#### Data provided ####
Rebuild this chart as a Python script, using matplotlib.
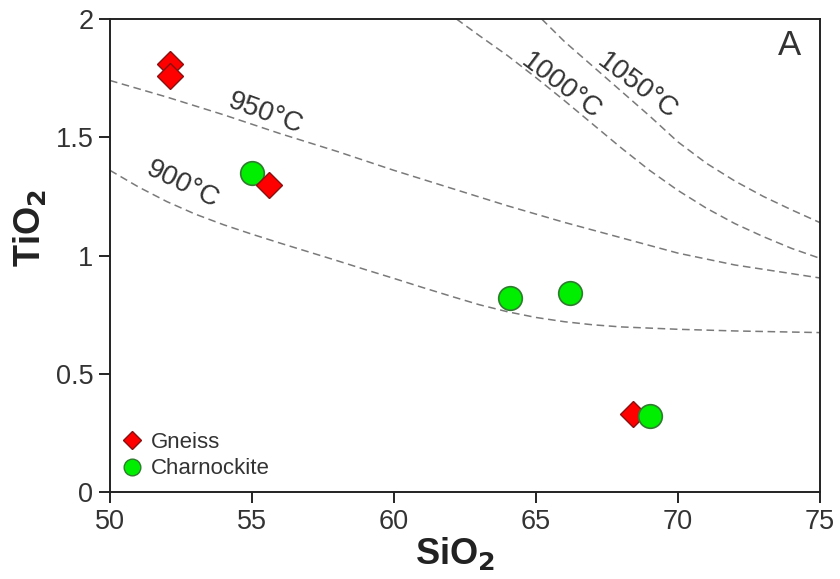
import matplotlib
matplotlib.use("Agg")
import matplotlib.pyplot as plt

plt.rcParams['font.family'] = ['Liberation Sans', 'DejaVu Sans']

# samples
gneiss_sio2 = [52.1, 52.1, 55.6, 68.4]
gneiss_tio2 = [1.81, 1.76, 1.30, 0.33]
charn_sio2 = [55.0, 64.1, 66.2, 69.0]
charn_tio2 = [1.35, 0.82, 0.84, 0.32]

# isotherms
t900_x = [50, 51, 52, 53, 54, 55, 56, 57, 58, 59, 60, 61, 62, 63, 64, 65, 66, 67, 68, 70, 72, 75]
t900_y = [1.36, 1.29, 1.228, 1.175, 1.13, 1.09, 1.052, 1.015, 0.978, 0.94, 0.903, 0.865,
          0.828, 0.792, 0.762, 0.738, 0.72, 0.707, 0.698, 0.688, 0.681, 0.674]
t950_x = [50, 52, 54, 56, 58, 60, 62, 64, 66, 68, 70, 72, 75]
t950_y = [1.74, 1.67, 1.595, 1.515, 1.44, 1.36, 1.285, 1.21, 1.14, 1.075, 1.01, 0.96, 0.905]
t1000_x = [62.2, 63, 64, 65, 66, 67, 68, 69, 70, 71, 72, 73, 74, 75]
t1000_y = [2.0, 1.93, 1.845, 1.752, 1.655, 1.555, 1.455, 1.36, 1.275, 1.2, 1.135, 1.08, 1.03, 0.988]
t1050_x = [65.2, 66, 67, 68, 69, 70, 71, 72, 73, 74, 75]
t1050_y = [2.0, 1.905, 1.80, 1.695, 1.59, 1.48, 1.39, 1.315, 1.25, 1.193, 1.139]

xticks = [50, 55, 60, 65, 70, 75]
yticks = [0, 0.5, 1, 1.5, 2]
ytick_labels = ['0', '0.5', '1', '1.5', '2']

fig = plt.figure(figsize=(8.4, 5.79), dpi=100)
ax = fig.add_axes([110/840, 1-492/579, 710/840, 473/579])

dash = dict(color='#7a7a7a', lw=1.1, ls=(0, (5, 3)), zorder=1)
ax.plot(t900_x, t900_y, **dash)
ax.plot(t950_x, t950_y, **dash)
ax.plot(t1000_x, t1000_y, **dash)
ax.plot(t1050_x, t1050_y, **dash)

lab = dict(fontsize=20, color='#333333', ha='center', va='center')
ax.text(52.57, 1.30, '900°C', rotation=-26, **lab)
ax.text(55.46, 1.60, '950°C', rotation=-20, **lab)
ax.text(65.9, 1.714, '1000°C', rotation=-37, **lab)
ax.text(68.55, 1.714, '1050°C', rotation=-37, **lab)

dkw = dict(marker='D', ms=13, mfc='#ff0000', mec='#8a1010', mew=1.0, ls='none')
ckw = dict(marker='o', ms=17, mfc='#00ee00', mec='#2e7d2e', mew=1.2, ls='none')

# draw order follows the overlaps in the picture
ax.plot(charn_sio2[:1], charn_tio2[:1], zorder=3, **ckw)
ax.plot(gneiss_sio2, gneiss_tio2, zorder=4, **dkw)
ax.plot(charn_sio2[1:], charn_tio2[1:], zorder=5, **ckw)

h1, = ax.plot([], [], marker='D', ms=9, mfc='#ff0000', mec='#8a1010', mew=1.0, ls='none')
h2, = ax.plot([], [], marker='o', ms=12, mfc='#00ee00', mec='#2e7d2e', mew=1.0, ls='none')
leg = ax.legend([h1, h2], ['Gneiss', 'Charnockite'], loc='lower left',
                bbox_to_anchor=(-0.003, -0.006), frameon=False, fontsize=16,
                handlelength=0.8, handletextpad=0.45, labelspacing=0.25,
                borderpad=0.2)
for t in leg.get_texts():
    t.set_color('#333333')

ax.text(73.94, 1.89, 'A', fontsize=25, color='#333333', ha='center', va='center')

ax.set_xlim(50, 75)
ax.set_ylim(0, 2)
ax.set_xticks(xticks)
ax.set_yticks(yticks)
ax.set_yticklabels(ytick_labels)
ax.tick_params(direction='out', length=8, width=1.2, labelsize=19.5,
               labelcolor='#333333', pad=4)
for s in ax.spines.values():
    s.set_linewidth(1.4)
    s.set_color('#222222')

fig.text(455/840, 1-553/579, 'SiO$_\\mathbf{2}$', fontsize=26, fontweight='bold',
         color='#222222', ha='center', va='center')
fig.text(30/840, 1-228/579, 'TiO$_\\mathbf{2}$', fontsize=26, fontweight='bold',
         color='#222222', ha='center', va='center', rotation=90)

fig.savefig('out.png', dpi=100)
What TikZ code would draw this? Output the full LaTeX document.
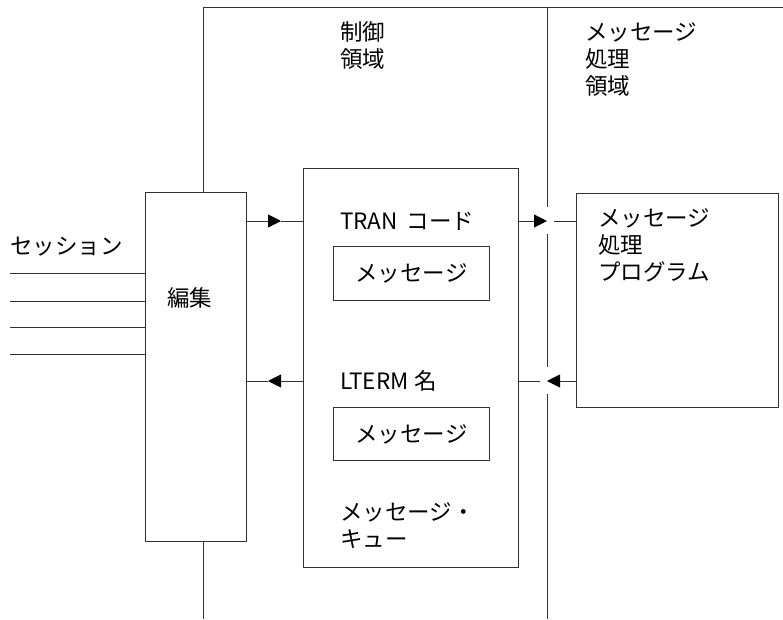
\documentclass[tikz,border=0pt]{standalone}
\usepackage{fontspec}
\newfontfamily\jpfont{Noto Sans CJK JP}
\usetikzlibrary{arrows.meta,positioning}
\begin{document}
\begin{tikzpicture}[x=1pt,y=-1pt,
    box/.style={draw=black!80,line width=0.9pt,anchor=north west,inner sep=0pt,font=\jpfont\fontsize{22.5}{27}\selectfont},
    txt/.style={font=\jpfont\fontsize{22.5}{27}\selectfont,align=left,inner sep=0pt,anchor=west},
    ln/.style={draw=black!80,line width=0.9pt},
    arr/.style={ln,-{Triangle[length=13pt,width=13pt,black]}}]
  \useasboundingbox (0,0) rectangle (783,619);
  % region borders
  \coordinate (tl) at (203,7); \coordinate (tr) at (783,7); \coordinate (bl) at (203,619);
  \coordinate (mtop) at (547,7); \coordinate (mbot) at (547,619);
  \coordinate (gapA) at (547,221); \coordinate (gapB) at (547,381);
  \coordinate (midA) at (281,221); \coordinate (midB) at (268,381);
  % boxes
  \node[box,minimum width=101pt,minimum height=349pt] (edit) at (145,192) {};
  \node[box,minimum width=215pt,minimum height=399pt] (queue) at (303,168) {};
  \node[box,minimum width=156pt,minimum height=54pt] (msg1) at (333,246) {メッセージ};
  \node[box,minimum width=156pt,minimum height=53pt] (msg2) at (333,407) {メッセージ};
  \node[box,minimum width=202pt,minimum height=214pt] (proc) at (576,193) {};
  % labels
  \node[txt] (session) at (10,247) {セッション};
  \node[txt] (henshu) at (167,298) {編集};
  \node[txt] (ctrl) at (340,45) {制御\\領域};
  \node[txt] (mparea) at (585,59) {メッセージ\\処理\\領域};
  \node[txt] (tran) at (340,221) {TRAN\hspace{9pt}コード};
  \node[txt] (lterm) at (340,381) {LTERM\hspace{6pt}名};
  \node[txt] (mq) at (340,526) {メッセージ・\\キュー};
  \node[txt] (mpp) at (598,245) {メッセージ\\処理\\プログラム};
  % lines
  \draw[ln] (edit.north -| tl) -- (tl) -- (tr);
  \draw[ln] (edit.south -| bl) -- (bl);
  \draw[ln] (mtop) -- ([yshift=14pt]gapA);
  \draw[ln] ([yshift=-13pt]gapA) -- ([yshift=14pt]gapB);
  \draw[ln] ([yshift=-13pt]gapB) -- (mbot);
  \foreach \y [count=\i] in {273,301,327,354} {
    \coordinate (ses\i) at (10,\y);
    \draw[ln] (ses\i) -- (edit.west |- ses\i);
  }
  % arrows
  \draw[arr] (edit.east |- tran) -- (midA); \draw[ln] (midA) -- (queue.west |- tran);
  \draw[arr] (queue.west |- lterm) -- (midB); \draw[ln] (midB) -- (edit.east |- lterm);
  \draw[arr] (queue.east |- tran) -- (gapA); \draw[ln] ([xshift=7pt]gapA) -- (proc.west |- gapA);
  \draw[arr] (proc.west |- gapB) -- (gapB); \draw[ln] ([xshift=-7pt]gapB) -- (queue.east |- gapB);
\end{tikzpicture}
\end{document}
####
Stated exercise: Count how many lines above contain the word "this". Reply with the number alone.

Written reply: 2